Friday, January 26, 2007

Once Upon A Time 

"The presentation of barbershop music uses appropriate musical and visual methods to convey the theme of the song and provide the audience with an emotionally satisfying and entertaining experience. The musical and visual delivery is from the heart, believable, and sensitive to the song and its arrangement throughout. The most stylistic presentation artistically melds together the musical and visual aspects to create and sustain the illusions suggested by the music."
Barbershop Contest and Judging Handbook

I was born dour. Raised on The Cure and The Smiths, 95cm of annual rainfall and 30 hours of sunshine, my teenage years saw me succumb to high levels of melancholia and awkwardness.
Cross country running on Wednesday afternoons made me desolate and beautiful, and taught me that you can’t always stop just because you want to, but now I am middle aged and floppy, and my knees make Hammer House of Horror creaking sounds.
I’ve learned that melancholia will eventually go and bug someone else if you ignore it for long enough, but awkwardness is always with you, infuriatingly, unremittingly inappropriate, like having Noel Edmonds shagging your leg during a job interview.
Dourness is what made me. I am in touch with my inner grump and refuse to appear happy or sad to order.

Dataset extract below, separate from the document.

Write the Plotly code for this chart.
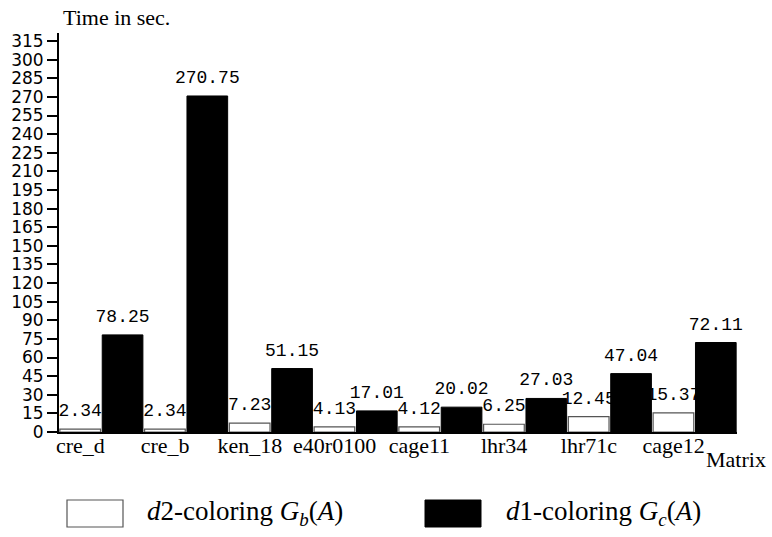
import numpy as np
import plotly.graph_objects as go

matrices = ["cre_d", "cre_b", "ken_18", "e40r0100", "cage11", "lhr34", "lhr71c", "cage12"]
d2_time = [2.34, 2.34, 7.23, 4.13, 4.12, 6.25, 12.45, 15.37]
d1_time = [78.25, 270.75, 51.15, 17.01, 20.02, 27.03, 47.04, 72.11]
y_ticks = list(range(0, 316, 15))

idx = np.arange(len(matrices))

fig = go.Figure()
fig.add_trace(go.Bar(
    x=idx, y=d2_time, name="d2",
    marker=dict(color="white", line=dict(color="#555555", width=1.2)),
    hoverinfo="skip", showlegend=False,
))
fig.add_trace(go.Bar(
    x=idx, y=d1_time, name="d1",
    marker=dict(color="black", line=dict(color="black", width=1)),
    hoverinfo="skip", showlegend=False,
))

label_font = dict(family="Liberation Mono, DejaVu Sans Mono, monospace", size=18, color="black")
for off, vals in ((-0.25, d2_time), (0.25, d1_time)):
    fig.add_trace(go.Scatter(
        x=idx + off, y=vals, mode="markers+text",
        text=[f"{v:.2f}" for v in vals], textposition="top center",
        textfont=label_font,
        marker=dict(size=12, color="rgba(0,0,0,0)"),
        hoverinfo="skip", showlegend=False, cliponaxis=False,
    ))

W, H = 772, 537
ml, mt = 59, 33
mr = W - 737
mb = H - 432
pw, ph = W - ml - mr, H - mt - mb


def px(x):
    return (x - ml) / pw


def py(y):
    return (H - mb - y) / ph


serif = "Liberation Serif, Times New Roman, serif"
fig.update_layout(
    width=W, height=H,
    margin=dict(l=ml, r=mr, t=mt, b=mb, autoexpand=False),
    paper_bgcolor="white", plot_bgcolor="white",
    barmode="group", bargap=0.0, bargroupgap=0.04,
    xaxis=dict(
        range=[-0.5, len(matrices) - 0.5], automargin=False,
        tickmode="array", tickvals=idx, ticktext=matrices,
        ticklabelshift=-21, ticklabelstandoff=-7,
        ticks="", showgrid=False, zeroline=False,
        showline=True, linecolor="black", linewidth=2,
        tickfont=dict(family=serif, size=22, color="black"),
    ),
    yaxis=dict(
        range=[0, 321.5], automargin=False,
        tickmode="array", tickvals=y_ticks,
        ticktext=[str(t) for t in y_ticks],
        ticks="outside", ticklen=10, tickwidth=1.5, tickcolor="black",
        showgrid=False, zeroline=False,
        showline=True, linecolor="black", linewidth=2,
        tickfont=dict(family="DejaVu Sans, sans-serif", size=17, color="black"),
    ),
    shapes=[
        dict(type="rect", xref="paper", yref="paper",
             x0=px(67), x1=px(123), y0=py(500), y1=py(527),
             fillcolor="white", line=dict(color="#555555", width=1.2)),
        dict(type="rect", xref="paper", yref="paper",
             x0=px(425), x1=px(481), y0=py(500), y1=py(527),
             fillcolor="black", line=dict(color="black", width=1)),
    ],
    annotations=[
        dict(text="Time in sec.", xref="paper", yref="paper",
             x=px(61), y=py(18), xanchor="left", yanchor="middle",
             showarrow=False, font=dict(family=serif, size=22, color="black")),
        dict(text="Matrix", xref="paper", yref="paper",
             x=px(704), y=py(459), xanchor="left", yanchor="middle",
             showarrow=False, font=dict(family=serif, size=22, color="black")),
        dict(text="<i>d</i>2-coloring <i>G</i><sub><i>b</i></sub>(<i>A</i>)",
             xref="paper", yref="paper", x=px(145), y=py(513),
             xanchor="left", yanchor="middle", showarrow=False,
             font=dict(family=serif, size=27, color="black")),
        dict(text="<i>d</i>1-coloring <i>G</i><sub><i>c</i></sub>(<i>A</i>)",
             xref="paper", yref="paper", x=px(504), y=py(513),
             xanchor="left", yanchor="middle", showarrow=False,
             font=dict(family=serif, size=27, color="black")),
    ],
)

# remove the browser's default 8px body margin so the figure sits at (0, 0)
fig.write_html("out.html", config={"displayModeBar": False},
               post_script="document.body.style.margin='0';")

At Barbershop practice, Sergeant Grimsargh (baritone) coaches us in non-verbal emoting. Expressing meaning through cheesy actions and facial expressions is as much a part of barbershop as anything else, and I confess I’m not keen.

Once upon a hill, we sat beneath a willow tree, counting all the stars and waiting for the dawn...
Sergeant Grimsargh wants us to look skyward, to smile and act serene. He demonstrates, and looks like a baby filling it’s nappy.
For the benefit of the judges and those at the back of the audience, we must amplify our emoting to grotesque proportions.
“… but that was once upon a time, now the tree is gone.”
He hams a sour face, a comically down turned mouth, seems about to bawl that he wants his nappy changing, and we are expected to want our nappies changing too.

I trust my own judgement and there is no fucking way I’m going to do that.
It’s a beautiful song, the lyrics are precisely weighted, delicately balanced, light and dark and poignant; the harmonies make the hairs on the back of your neck stand up and take notice.
The noise we make is rich, warm, devastating in it’s simple purity. No sound engineer with all the technology in the world at their disposal could confect a resonance so perfect and whole as the one we produce in that rifle range, week in, week out.
The sight of forty grown men all conveying “I’ve just pooped!” kind of ruins it for me.

But that’s how barbershop is, and it’s an argument I’ll never win. What to be done?

I feel sad at the thought of quitting the chorus so soon. I had high hopes. But I feel sad at the prospect of staying.
Best just sit back awhile, try to detach myself from these two opposing sadnesses and let them battle it out for supremacy. Go with the one that loses.

Private Staining (tenor) keeps a scrapbook, photo albums, old concert programmes and newspaper cuttings going back thirty years. The other old soldiers flick through the pages, smile at the pictures.
I immediately recognise a kindred spirit: a keeper of journals, a chronicler, a hoarder of stuff, and - just my luck! - this also makes me feel sad. It’s like catching myself in a mirror and for a while I can’t breathe: a great wave of sorrow sweeping me away forever.

“That’s George. He moved to Australia. Died a couple of years ago.”
“And there’s Howard, look. He would always have us in stitches. Cracking jokes on the risers, even in competitions. You never knew what he was going to do next. He’s dead now as well.”

These are good, good people, bright and alive - “I’m a widower now, so there’s more to keep me busy around the house. But I cycle every day, three miles or more, always buy the paper on my way home” - but I am melancholic and awkward and never know what to say to anybody, and I’m not sure it’s right for me to be around here like this. I’ll give it a couple of weeks.